Saúde mental

Com crise e pandemia, saúde mental decai na Venezuela

A pandemia se junta a uma recessão de oito anos em que a pobreza ganhou terreno, os salários foram diluídos como resultado da inflação galopante, a moeda local despencou e o dólar prevaleceu

Agência France-Presse
postado em 10/05/2021 14:43 / atualizado em 10/05/2021 14:44
 (crédito: JOSEP LAGO / AFP)
(crédito: JOSEP LAGO / AFP)

Durante uma crise em pleno confinamento, María Gabriela Tablera tentou cometer suicídio em sua casa na Venezuela, um país em colapso onde a saúde mental despencou com a segunda onda da covid-19.

“Eu tentei tirar minha vida (...) porque eu realmente não queria viver”, lembra Tablera, uma estudante de cinema de 25 anos, que sofreu vários ataques de pânico desde a tentativa fracassada em agosto de 2020.

“Não poder sair, não poder seguir a rotina diária, deixa a cabeça deprimida e apodrecida”, continua. A máscara, diz ela, "a deixa ansiosa".

A pandemia se junta a uma recessão de oito anos em que a pobreza ganhou terreno, os salários foram diluídos como resultado da inflação galopante, a moeda local despencou e o dólar prevaleceu.

A crise alimenta os desequilíbrios mentais que surgem com a covid-19, criando um "terreno fértil" que, para muitos, é "a gota d'água", explica Juan Carlos Canga, presidente da Federação de Psicólogos da Venezuela (FPV).

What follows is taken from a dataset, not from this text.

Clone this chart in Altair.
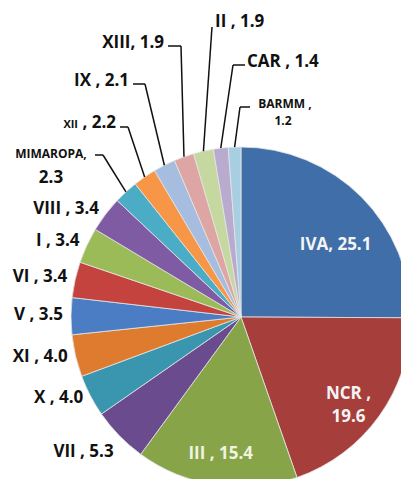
import altair as alt
import pandas as pd
import numpy as np

# ---- data ----
regions = ["IVA", "NCR", "III", "VII", "X", "XI", "V", "VI", "I", "VIII",
           "MIMAROPA", "XII", "IX", "XIII", "II", "CAR", "BARMM"]
shares = [25.1, 19.6, 15.4, 5.3, 4.0, 4.0, 3.5, 3.4, 3.4, 3.4,
          2.3, 2.2, 2.1, 1.9, 1.9, 1.4, 1.2]
colors = ["#3F6EA8", "#A63F3C", "#87A548", "#6A4B8E", "#3A96AF", "#DE7B2E",
          "#4A7DC4", "#C4433F", "#9BBB59", "#7E5BA2", "#4BACC6", "#F79646",
          "#A6BDDF", "#DDA5A4", "#C5D89F", "#B9ABCE", "#A8CFE1"]

inside = ["NCR", "III"]
outside_left = ["X", "XI", "V", "VI", "I", "VIII"]
callouts = ["MIMAROPA", "XII", "IX", "XIII", "II", "CAR", "BARMM"]

# ---- layout ----
W, H = 393, 471
CX, CY = 233, 309
R = 170
FONT = "Open Sans"

total = sum(shares)
df = pd.DataFrame({"region": regions, "share": shares})
df["end"] = df["share"].cumsum()
df["start"] = df["end"] - df["share"]
df["mid"] = (df["start"] + df["end"]) / 2
df["label"] = df["region"] + " , " + df["share"].map("{:.1f}".format)
df.loc[df.region.isin(["IVA", "XIII"]), "label"] = df["region"] + ", " + df["share"].map("{:.1f}".format)
df.loc[df.region == "NCR", "label"] = "NCR ,\n19.6"

theta_scale = alt.Scale(domain=[0, total], range=[0, 2 * np.pi])

pie = alt.Chart(df).mark_arc(outerRadius=R, stroke="#e4e4e4", strokeWidth=0.8).encode(
    theta=alt.Theta("start:Q", scale=theta_scale, stack=None),
    theta2="end:Q",
    color=alt.Color("region:N", scale=alt.Scale(domain=regions, range=colors), legend=None),
    x=alt.value(CX), y=alt.value(CY),
)

def polar_text(sel, radius, color, align="center", dx=0, dy=0):
    return alt.Chart(df).transform_filter(
        alt.FieldOneOfPredicate(field="region", oneOf=sel)
    ).mark_text(radius=radius, font=FONT, fontWeight="bold", fontSize=17, color=color,
                align=align, baseline="middle", lineBreak="\n", lineHeight=23, dx=dx, dy=dy).encode(
        theta=alt.Theta("mid:Q", scale=theta_scale, stack=None),
        text="label:N",
        x=alt.value(CX), y=alt.value(CY),
    )

iva_lbl = polar_text(["IVA"], 125, "#F4F4F4", dx=6, dy=16)
ncr_lbl = polar_text(["NCR"], 132, "#F4F4F4")
iii_lbl = polar_text(["III"], 138, "#EEF3E2")
left_lbl = polar_text(outside_left, R + 8, "#111111", align="right", dy=-1)
vii_lbl = polar_text(["VII"], R + 8, "#111111", align="right", dy=11)

# callout leader lines: start on the slice edge, elbow, tail near the label
elbow = {"XIII": (173, 38, 160), "IX": (137, 76, 125), "XII": (120, 119, 112),
         "MIMAROPA": (95, 147, 87), "II": (204, 19, 204), "CAR": (225, 57, 237),
         "BARMM": (232, 99, 242)}
lead = df[df.region.isin(callouts)].copy()
ang = 2 * np.pi * lead["mid"] / total
lead["x1"] = CX + R * np.sin(ang)
lead["y1"] = CY - R * np.cos(ang)
lead["ex"] = lead.region.map(lambda r: elbow[r][0])
lead["ey"] = lead.region.map(lambda r: elbow[r][1])
lead["tx"] = lead.region.map(lambda r: elbow[r][2])

px = lambda f: alt.X(f, scale=None, axis=None)
py = lambda f: alt.Y(f, scale=None, axis=None)

lead1 = alt.Chart(lead).mark_rule(color="#111111", strokeWidth=1.5).encode(
    x=px("x1:Q"), y=py("y1:Q"), x2="ex:Q", y2="ey:Q")
lead2 = alt.Chart(lead).mark_rule(color="#111111", strokeWidth=1.5).encode(
    x=px("ex:Q"), y=py("ey:Q"), x2="tx:Q", y2="ey:Q")

# callout label pieces (text, x, baseline y, align, size)
pieces = pd.DataFrame([
    ("XIII, 1.9", 156, 40, "right", 17),
    ("IX , 2.1", 121, 78, "right", 17),
    ("XII", 70, 120, "right", 11),
    (", 2.2", 108, 120, "right", 17),
    ("MIMAROPA,", 43, 150, "center", 12),
    ("2.3", 43, 175, "center", 17),
    ("II , 1.9", 207, 19, "left", 17),
    ("CAR , 1.4", 239, 59, "left", 17),
    ("BARMM ,", 277, 100, "center", 12),
    ("1.2", 275, 117, "center", 12),
], columns=["t", "px", "py", "align", "size"])

def piece_layer(al):
    return alt.Chart(pieces).transform_filter(alt.datum.align == al).mark_text(
        font=FONT, fontWeight="bold", color="#111111", align=al, baseline="alphabetic").encode(
        x=px("px:Q"), y=py("py:Q"), text="t:N",
        size=alt.Size("size:Q", scale=None, legend=None))

chart = alt.layer(
    pie, lead1, lead2, iva_lbl, ncr_lbl, iii_lbl, left_lbl, vii_lbl,
    piece_layer("left"), piece_layer("right"), piece_layer("center"),
).properties(
    width=W, height=H, padding=0, autosize=alt.AutoSizeParams(type="none"),
    background="white",
).configure_view(stroke=None)

chart.save("out.html", embed_options={"renderer": "svg", "actions": False})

A Venezuela, com uma população de 30 milhões, registra pouco mais de 200.000 infecções e 2.200 mortes, embora organizações como a Human Rights Watch considerem que os balanços oficiais escondem um subregistro.

Como no resto do mundo, “aumentaram os níveis de ansiedade, angústia, tristeza e depressão”, destaca Canga.

Em agosto, a Organização Pan-Americana da Saúde (OPAS) alertou sobre uma "crise de saúde mental" sem precedentes no continente americano em decorrência do isolamento devido à pandemia, e em novembro alertou que seus efeitos provavelmente "persistirão" assim que o vírus seja controlado.

Três suicídios diários

O governo venezuelano mantém uma quarentena que intercala uma semana "radical", quando só podem abrir lojas essenciais, com uma "flexível", que permite que as pessoas saiam sem maiores restrições.

No entanto, dada a virulência da segunda onda, decretou um confinamento de duas semanas em março.

Então, Paola Hernández, operadora do serviço telefônico de atendimento psicológico gratuito da FPV, viu um pico: “o número de ligações que tivemos em janeiro e fevereiro dobrou”.

“Metade dos atendimentos (...) são para sintomas de ansiedade, ataques de pânico, problemas de insônia”, explica a psicóloga.

O resto alterna casos de depressão e problemas familiares. Há também ideias suicidas, que Hernández diz, na maioria das vezes, "chegam a um ponto" na conversa "onde a pessoa reconhece que existem outras alternativas".

O Observatório da Violência da Venezuela (OVV), uma das principais ONGs do país devido à escassez de dados oficiais, relatou três suicídios por dia em 2020, 22 por semana.

De acordo com seu relatório anual, 78,2% do total ocorreram desde que a quarentena foi decretada em março do ano passado.

Tabu 

Na Venezuela, um país fervorosamente católico e conservador, falar sobre suicídios é tabu.

Apesar disso, as redes sociais têm servido para divulgar ligações pedindo ajuda profissional em casos de depressão e outros transtornos.

Jonathan Alvarado decidiu se abrir quando viu o caso de um jovem que se suicidou em Maracaibo, a segunda cidade mais importante do país, um dos muitos relatos não oficiais que aparecem no Twitter.

“Disse que me sentia identificado porque tive duas tentativas de suicídio (...), talvez ele também se sentisse como eu”, conta o guia turístico de 27 anos.

A pandemia, ele continua, se soma aos seus problemas pessoais. Ele está desempregado há meses e sobrevive com suas economias. "Se ver trancado, vendo que não está fazendo nada, essas questões ganham um pouco mais de força".

Aos poucos, o tabu é quebrado. “A intensidade da crise é de tal forma que está afetando esse paradigma”, diz Canga.